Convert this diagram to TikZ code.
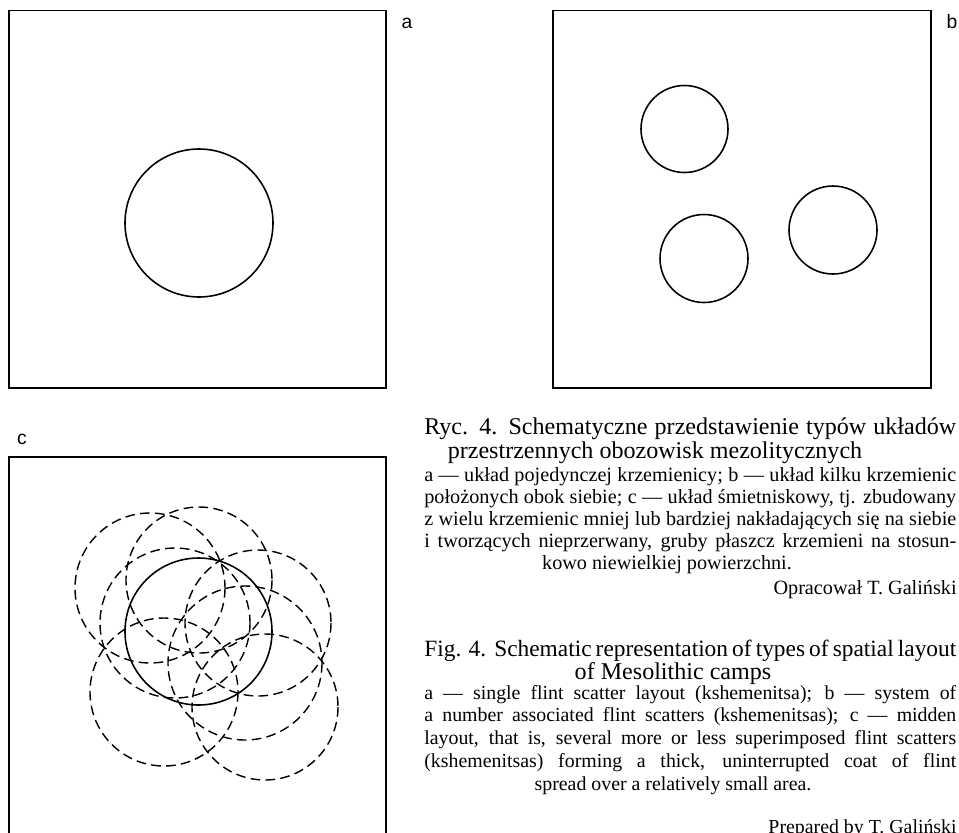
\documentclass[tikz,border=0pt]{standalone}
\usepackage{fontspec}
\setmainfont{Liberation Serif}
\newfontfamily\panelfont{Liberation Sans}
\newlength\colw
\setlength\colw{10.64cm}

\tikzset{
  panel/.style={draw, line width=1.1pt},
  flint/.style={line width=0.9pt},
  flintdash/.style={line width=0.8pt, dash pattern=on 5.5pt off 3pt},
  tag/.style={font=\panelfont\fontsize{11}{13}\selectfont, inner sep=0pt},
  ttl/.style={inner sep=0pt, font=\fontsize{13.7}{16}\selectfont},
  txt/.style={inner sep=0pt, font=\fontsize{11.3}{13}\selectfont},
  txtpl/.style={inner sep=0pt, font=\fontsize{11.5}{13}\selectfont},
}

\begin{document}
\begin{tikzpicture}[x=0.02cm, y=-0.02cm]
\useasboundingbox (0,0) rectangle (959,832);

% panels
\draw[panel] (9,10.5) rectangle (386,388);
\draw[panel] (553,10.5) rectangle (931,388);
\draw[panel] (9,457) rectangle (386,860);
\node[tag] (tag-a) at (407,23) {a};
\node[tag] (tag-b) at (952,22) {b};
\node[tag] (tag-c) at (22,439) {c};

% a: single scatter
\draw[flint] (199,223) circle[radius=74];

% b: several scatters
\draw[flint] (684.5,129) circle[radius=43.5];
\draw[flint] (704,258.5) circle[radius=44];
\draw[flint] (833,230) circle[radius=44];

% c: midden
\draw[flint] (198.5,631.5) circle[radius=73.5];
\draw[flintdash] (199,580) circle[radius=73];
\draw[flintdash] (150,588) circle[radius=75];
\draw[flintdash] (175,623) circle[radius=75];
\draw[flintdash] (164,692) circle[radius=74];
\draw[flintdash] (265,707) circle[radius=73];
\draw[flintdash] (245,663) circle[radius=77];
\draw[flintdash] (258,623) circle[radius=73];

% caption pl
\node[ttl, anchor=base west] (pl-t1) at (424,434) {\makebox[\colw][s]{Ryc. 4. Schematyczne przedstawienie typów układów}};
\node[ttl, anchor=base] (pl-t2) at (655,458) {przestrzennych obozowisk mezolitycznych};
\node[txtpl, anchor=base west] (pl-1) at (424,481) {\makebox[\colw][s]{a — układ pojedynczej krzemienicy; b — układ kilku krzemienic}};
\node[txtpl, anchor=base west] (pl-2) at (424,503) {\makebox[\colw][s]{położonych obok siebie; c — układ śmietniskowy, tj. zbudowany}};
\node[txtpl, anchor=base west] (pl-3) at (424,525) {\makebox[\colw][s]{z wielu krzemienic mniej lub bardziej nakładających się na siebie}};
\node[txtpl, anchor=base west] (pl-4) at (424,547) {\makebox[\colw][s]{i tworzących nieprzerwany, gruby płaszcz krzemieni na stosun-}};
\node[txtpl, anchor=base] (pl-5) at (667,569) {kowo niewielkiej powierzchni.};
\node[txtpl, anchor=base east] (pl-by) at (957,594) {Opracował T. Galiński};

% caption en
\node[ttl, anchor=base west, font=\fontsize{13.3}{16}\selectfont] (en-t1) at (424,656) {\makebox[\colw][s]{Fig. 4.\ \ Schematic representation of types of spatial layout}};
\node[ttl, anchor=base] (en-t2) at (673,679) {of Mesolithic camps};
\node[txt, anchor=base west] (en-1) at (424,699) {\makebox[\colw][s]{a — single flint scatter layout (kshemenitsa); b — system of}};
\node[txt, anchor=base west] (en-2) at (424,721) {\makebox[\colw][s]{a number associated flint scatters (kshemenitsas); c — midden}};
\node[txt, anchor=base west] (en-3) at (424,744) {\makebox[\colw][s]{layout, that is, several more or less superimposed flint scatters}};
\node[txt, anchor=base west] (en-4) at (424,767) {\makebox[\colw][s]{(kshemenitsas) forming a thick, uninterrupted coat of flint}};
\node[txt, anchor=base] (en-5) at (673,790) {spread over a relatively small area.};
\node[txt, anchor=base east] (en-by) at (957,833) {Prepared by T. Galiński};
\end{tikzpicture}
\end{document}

Set task - Omit every picture, then repeat the remaining data exactly as it appears above.

Result of this task -
Convert this diagram to TikZ code.
\documentclass[tikz,border=0pt]{standalone}
\usepackage{fontspec}
\setmainfont{Liberation Serif}
\newfontfamily\panelfont{Liberation Sans}
\newlength\colw
\setlength\colw{10.64cm}

\tikzset{
  panel/.style={draw, line width=1.1pt},
  flint/.style={line width=0.9pt},
  flintdash/.style={line width=0.8pt, dash pattern=on 5.5pt off 3pt},
  tag/.style={font=\panelfont\fontsize{11}{13}\selectfont, inner sep=0pt},
  ttl/.style={inner sep=0pt, font=\fontsize{13.7}{16}\selectfont},
  txt/.style={inner sep=0pt, font=\fontsize{11.3}{13}\selectfont},
  txtpl/.style={inner sep=0pt, font=\fontsize{11.5}{13}\selectfont},
}

\begin{document}
\begin{tikzpicture}[x=0.02cm, y=-0.02cm]
\useasboundingbox (0,0) rectangle (959,832);

% panels
\draw[panel] (9,10.5) rectangle (386,388);
\draw[panel] (553,10.5) rectangle (931,388);
\draw[panel] (9,457) rectangle (386,860);
\node[tag] (tag-a) at (407,23) {a};
\node[tag] (tag-b) at (952,22) {b};
\node[tag] (tag-c) at (22,439) {c};

% a: single scatter
\draw[flint] (199,223) circle[radius=74];

% b: several scatters
\draw[flint] (684.5,129) circle[radius=43.5];
\draw[flint] (704,258.5) circle[radius=44];
\draw[flint] (833,230) circle[radius=44];

% c: midden
\draw[flint] (198.5,631.5) circle[radius=73.5];
\draw[flintdash] (199,580) circle[radius=73];
\draw[flintdash] (150,588) circle[radius=75];
\draw[flintdash] (175,623) circle[radius=75];
\draw[flintdash] (164,692) circle[radius=74];
\draw[flintdash] (265,707) circle[radius=73];
\draw[flintdash] (245,663) circle[radius=77];
\draw[flintdash] (258,623) circle[radius=73];

% caption pl
\node[ttl, anchor=base west] (pl-t1) at (424,434) {\makebox[\colw][s]{Ryc. 4. Schematyczne przedstawienie typów układów}};
\node[ttl, anchor=base] (pl-t2) at (655,458) {przestrzennych obozowisk mezolitycznych};
\node[txtpl, anchor=base west] (pl-1) at (424,481) {\makebox[\colw][s]{a — układ pojedynczej krzemienicy; b — układ kilku krzemienic}};
\node[txtpl, anchor=base west] (pl-2) at (424,503) {\makebox[\colw][s]{położonych obok siebie; c — układ śmietniskowy, tj. zbudowany}};
\node[txtpl, anchor=base west] (pl-3) at (424,525) {\makebox[\colw][s]{z wielu krzemienic mniej lub bardziej nakładających się na siebie}};
\node[txtpl, anchor=base west] (pl-4) at (424,547) {\makebox[\colw][s]{i tworzących nieprzerwany, gruby płaszcz krzemieni na stosun-}};
\node[txtpl, anchor=base] (pl-5) at (667,569) {kowo niewielkiej powierzchni.};
\node[txtpl, anchor=base east] (pl-by) at (957,594) {Opracował T. Galiński};

% caption en
\node[ttl, anchor=base west, font=\fontsize{13.3}{16}\selectfont] (en-t1) at (424,656) {\makebox[\colw][s]{Fig. 4.\ \ Schematic representation of types of spatial layout}};
\node[ttl, anchor=base] (en-t2) at (673,679) {of Mesolithic camps};
\node[txt, anchor=base west] (en-1) at (424,699) {\makebox[\colw][s]{a — single flint scatter layout (kshemenitsa); b — system of}};
\node[txt, anchor=base west] (en-2) at (424,721) {\makebox[\colw][s]{a number associated flint scatters (kshemenitsas); c — midden}};
\node[txt, anchor=base west] (en-3) at (424,744) {\makebox[\colw][s]{layout, that is, several more or less superimposed flint scatters}};
\node[txt, anchor=base west] (en-4) at (424,767) {\makebox[\colw][s]{(kshemenitsas) forming a thick, uninterrupted coat of flint}};
\node[txt, anchor=base] (en-5) at (673,790) {spread over a relatively small area.};
\node[txt, anchor=base east] (en-by) at (957,833) {Prepared by T. Galiński};
\end{tikzpicture}
\end{document}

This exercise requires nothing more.